• _Written task_: Restate each of the lines below word for word and drop every picture.

Begin

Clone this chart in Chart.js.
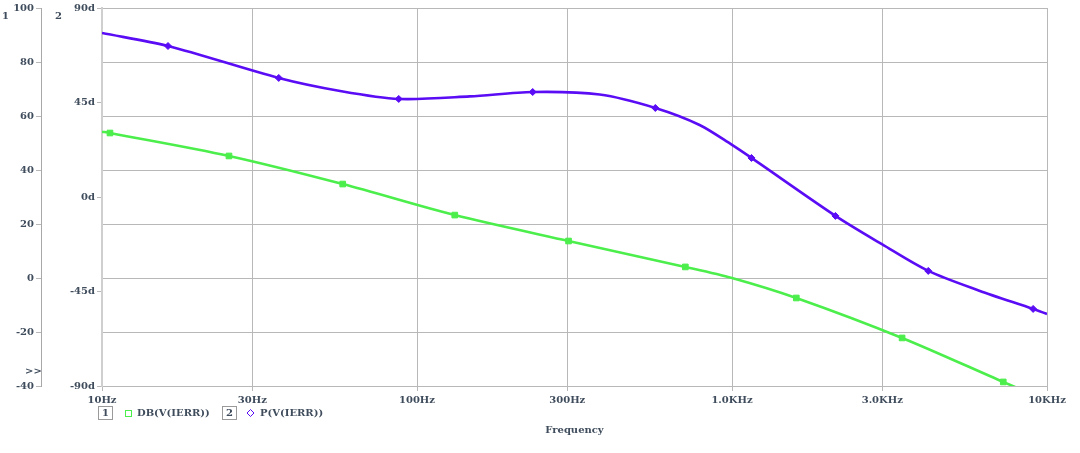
<!DOCTYPE html>
<html><head><meta charset="utf-8">
<script src="https://cdn.jsdelivr.net/npm/chart.js@4/dist/chart.umd.min.js"></script>
<style>html,body{margin:0;padding:0;background:#fff;overflow:hidden;}</style>
</head><body>
<canvas id="c" width="1080" height="453"></canvas>
<script>
// ---- data ----
const freqTicks = [10, 30, 100, 300, 1000, 3000, 10000];
const freqTickLabels = ['10Hz', '30Hz', '100Hz', '300Hz', '1.0KHz', '3.0KHz', '10KHz'];

const dbFreq   = [10, 10.6, 25.3, 58.1, 131.8, 302.7, 711, 1000, 1600, 3467, 7263, 10000];
const dbValues = [54.2, 53.7, 45.2, 34.8, 23.3, 13.7, 4.1, 0.0, -7.4, -22.2, -38.5, -45.4];
const dbMarker = [0, 1, 1, 1, 1, 1, 1, 0, 1, 1, 1, 0];

const phFreq   = [10, 16.2, 36.4, 57, 87.5, 147, 233, 380, 571, 789, 1000, 1153, 2130, 3000, 4198, 6095, 9036, 10000];
const phValues = [78.1, 71.9, 56.7, 50.5, 46.7, 47.9, 50.0, 48.8, 42.4, 34.3, 24.8, 18.6, -9.0, -22.6, -35.2, -44.6, -53.3, -55.7];
const phMarker = [0, 1, 1, 0, 1, 0, 1, 0, 1, 0, 0, 1, 1, 0, 1, 0, 1, 0];

const legendLabels = ['DB(V(IERR))', 'P(V(IERR))'];
const xTitle = 'Frequency';

// ---- styling ----
const GREEN = '#4cee4c';
const PURPLE = '#5a0cf5';
const GRID = '#b8b8b8';
const TEXT = '#3f4c5c';

Chart.defaults.font.family = 'DejaVu Serif';
Chart.defaults.font.size = 10;
Chart.defaults.font.weight = 'bold';
Chart.defaults.color = TEXT;

const extras = {
  id: 'extras',
  afterDraw(chart) {
    const ctx = chart.ctx;
    ctx.save();
    ctx.font = 'bold 10px "DejaVu Serif"';
    ctx.fillStyle = TEXT;
    ctx.textBaseline = 'middle';
    ctx.textAlign = 'left';
    ctx.fillText('1', 2, 16);
    ctx.fillText('2', 55, 16);
    ctx.fillText('>>', 25, 371);
    // legend
    const ly = 413;
    ctx.strokeStyle = '#9a9a9a';
    ctx.lineWidth = 1;
    ctx.strokeRect(98.5, 406.5, 14, 13);
    ctx.strokeRect(222.5, 406.5, 14, 13);
    ctx.textAlign = 'center';
    ctx.fillText('1', 105.5, ly);
    ctx.fillText('2', 229.5, ly);
    ctx.textAlign = 'left';
    ctx.strokeStyle = GREEN;
    ctx.strokeRect(125.5, 410.5, 6, 6);
    ctx.fillText(legendLabels[0], 137, ly);
    ctx.strokeStyle = PURPLE;
    ctx.beginPath();
    ctx.moveTo(250.5, 409.5); ctx.lineTo(254, 413); ctx.lineTo(250.5, 416.5); ctx.lineTo(247, 413); ctx.closePath();
    ctx.stroke();
    ctx.fillText(legendLabels[1], 260, ly);
    ctx.restore();
  }
};

new Chart(document.getElementById('c'), {
  type: 'line',
  data: {
    datasets: [
      {
        label: legendLabels[0],
        yAxisID: 'y',
        data: dbFreq.map((f, i) => ({x: f, y: dbValues[i]})),
        borderColor: GREEN,
        backgroundColor: GREEN,
        borderWidth: 2.6,
        tension: 0.3,
        pointStyle: 'rect',
        pointRadius: dbMarker.map(m => m ? 4 : 0),
        pointBorderWidth: 1
      },
      {
        label: legendLabels[1],
        yAxisID: 'y2',
        data: phFreq.map((f, i) => ({x: f, y: phValues[i]})),
        borderColor: PURPLE,
        backgroundColor: PURPLE,
        borderWidth: 2.6,
        tension: 0.3,
        pointStyle: 'rectRot',
        pointRadius: phMarker.map(m => m ? 3.5 : 0),
        pointBorderWidth: 1
      }
    ]
  },
  options: {
    responsive: false,
    animation: false,
    devicePixelRatio: 1,
    layout: {padding: {top: 8, right: 33, left: 0, bottom: 0}},
    plugins: {legend: {display: false}, tooltip: {enabled: false}},
    scales: {
      x: {
        type: 'logarithmic',
        position: 'bottom',
        min: 10, max: 10000,
        afterBuildTicks: s => { s.ticks = freqTicks.map(v => ({value: v})); },
        afterFit: s => { s.height = 67; },
        ticks: {
          autoSkip: false, maxRotation: 0, padding: 3,
          callback: v => freqTickLabels[freqTicks.indexOf(v)]
        },
        grid: {color: GRID, tickLength: 5},
        border: {color: GRID},
        title: {display: true, text: xTitle, padding: {top: 0, bottom: 17}}
      },
      y: {
        type: 'linear',
        position: 'left',
        weight: 1,
        min: -40, max: 100,
        afterFit: s => { s.width = 41; },
        ticks: {stepSize: 20, padding: 2},
        grid: {color: GRID, tickLength: 5},
        border: {color: '#a8a8a8'}
      },
      y2: {
        type: 'linear',
        position: 'left',
        weight: 0,
        min: -90, max: 90,
        afterFit: s => { s.width = 61; },
        ticks: {stepSize: 45, padding: 2, callback: v => v + 'd'},
        grid: {drawOnChartArea: false, color: GRID, tickLength: 5},
        border: {color: '#cfcfcf', width: 2}
      }
    }
  },
  plugins: [extras]
});
</script>
</body></html>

End

• _Solution to this task_:
Clone this chart in Chart.js.
<!DOCTYPE html>
<html><head><meta charset="utf-8">
<script src="https://cdn.jsdelivr.net/npm/chart.js@4/dist/chart.umd.min.js"></script>
<style>html,body{margin:0;padding:0;background:#fff;overflow:hidden;}</style>
</head><body>
<canvas id="c" width="1080" height="453"></canvas>
<script>
// ---- data ----
const freqTicks = [10, 30, 100, 300, 1000, 3000, 10000];
const freqTickLabels = ['10Hz', '30Hz', '100Hz', '300Hz', '1.0KHz', '3.0KHz', '10KHz'];

const dbFreq   = [10, 10.6, 25.3, 58.1, 131.8, 302.7, 711, 1000, 1600, 3467, 7263, 10000];
const dbValues = [54.2, 53.7, 45.2, 34.8, 23.3, 13.7, 4.1, 0.0, -7.4, -22.2, -38.5, -45.4];
const dbMarker = [0, 1, 1, 1, 1, 1, 1, 0, 1, 1, 1, 0];

const phFreq   = [10, 16.2, 36.4, 57, 87.5, 147, 233, 380, 571, 789, 1000, 1153, 2130, 3000, 4198, 6095, 9036, 10000];
const phValues = [78.1, 71.9, 56.7, 50.5, 46.7, 47.9, 50.0, 48.8, 42.4, 34.3, 24.8, 18.6, -9.0, -22.6, -35.2, -44.6, -53.3, -55.7];
const phMarker = [0, 1, 1, 0, 1, 0, 1, 0, 1, 0, 0, 1, 1, 0, 1, 0, 1, 0];

const legendLabels = ['DB(V(IERR))', 'P(V(IERR))'];
const xTitle = 'Frequency';

// ---- styling ----
const GREEN = '#4cee4c';
const PURPLE = '#5a0cf5';
const GRID = '#b8b8b8';
const TEXT = '#3f4c5c';

Chart.defaults.font.family = 'DejaVu Serif';
Chart.defaults.font.size = 10;
Chart.defaults.font.weight = 'bold';
Chart.defaults.color = TEXT;

const extras = {
  id: 'extras',
  afterDraw(chart) {
    const ctx = chart.ctx;
    ctx.save();
    ctx.font = 'bold 10px "DejaVu Serif"';
    ctx.fillStyle = TEXT;
    ctx.textBaseline = 'middle';
    ctx.textAlign = 'left';
    ctx.fillText('1', 2, 16);
    ctx.fillText('2', 55, 16);
    ctx.fillText('>>', 25, 371);
    // legend
    const ly = 413;
    ctx.strokeStyle = '#9a9a9a';
    ctx.lineWidth = 1;
    ctx.strokeRect(98.5, 406.5, 14, 13);
    ctx.strokeRect(222.5, 406.5, 14, 13);
    ctx.textAlign = 'center';
    ctx.fillText('1', 105.5, ly);
    ctx.fillText('2', 229.5, ly);
    ctx.textAlign = 'left';
    ctx.strokeStyle = GREEN;
    ctx.strokeRect(125.5, 410.5, 6, 6);
    ctx.fillText(legendLabels[0], 137, ly);
    ctx.strokeStyle = PURPLE;
    ctx.beginPath();
    ctx.moveTo(250.5, 409.5); ctx.lineTo(254, 413); ctx.lineTo(250.5, 416.5); ctx.lineTo(247, 413); ctx.closePath();
    ctx.stroke();
    ctx.fillText(legendLabels[1], 260, ly);
    ctx.restore();
  }
};

new Chart(document.getElementById('c'), {
  type: 'line',
  data: {
    datasets: [
      {
        label: legendLabels[0],
        yAxisID: 'y',
        data: dbFreq.map((f, i) => ({x: f, y: dbValues[i]})),
        borderColor: GREEN,
        backgroundColor: GREEN,
        borderWidth: 2.6,
        tension: 0.3,
        pointStyle: 'rect',
        pointRadius: dbMarker.map(m => m ? 4 : 0),
        pointBorderWidth: 1
      },
      {
        label: legendLabels[1],
        yAxisID: 'y2',
        data: phFreq.map((f, i) => ({x: f, y: phValues[i]})),
        borderColor: PURPLE,
        backgroundColor: PURPLE,
        borderWidth: 2.6,
        tension: 0.3,
        pointStyle: 'rectRot',
        pointRadius: phMarker.map(m => m ? 3.5 : 0),
        pointBorderWidth: 1
      }
    ]
  },
  options: {
    responsive: false,
    animation: false,
    devicePixelRatio: 1,
    layout: {padding: {top: 8, right: 33, left: 0, bottom: 0}},
    plugins: {legend: {display: false}, tooltip: {enabled: false}},
    scales: {
      x: {
        type: 'logarithmic',
        position: 'bottom',
        min: 10, max: 10000,
        afterBuildTicks: s => { s.ticks = freqTicks.map(v => ({value: v})); },
        afterFit: s => { s.height = 67; },
        ticks: {
          autoSkip: false, maxRotation: 0, padding: 3,
          callback: v => freqTickLabels[freqTicks.indexOf(v)]
        },
        grid: {color: GRID, tickLength: 5},
        border: {color: GRID},
        title: {display: true, text: xTitle, padding: {top: 0, bottom: 17}}
      },
      y: {
        type: 'linear',
        position: 'left',
        weight: 1,
        min: -40, max: 100,
        afterFit: s => { s.width = 41; },
        ticks: {stepSize: 20, padding: 2},
        grid: {color: GRID, tickLength: 5},
        border: {color: '#a8a8a8'}
      },
      y2: {
        type: 'linear',
        position: 'left',
        weight: 0,
        min: -90, max: 90,
        afterFit: s => { s.width = 61; },
        ticks: {stepSize: 45, padding: 2, callback: v => v + 'd'},
        grid: {drawOnChartArea: false, color: GRID, tickLength: 5},
        border: {color: '#cfcfcf', width: 2}
      }
    }
  },
  plugins: [extras]
});
</script>
</body></html>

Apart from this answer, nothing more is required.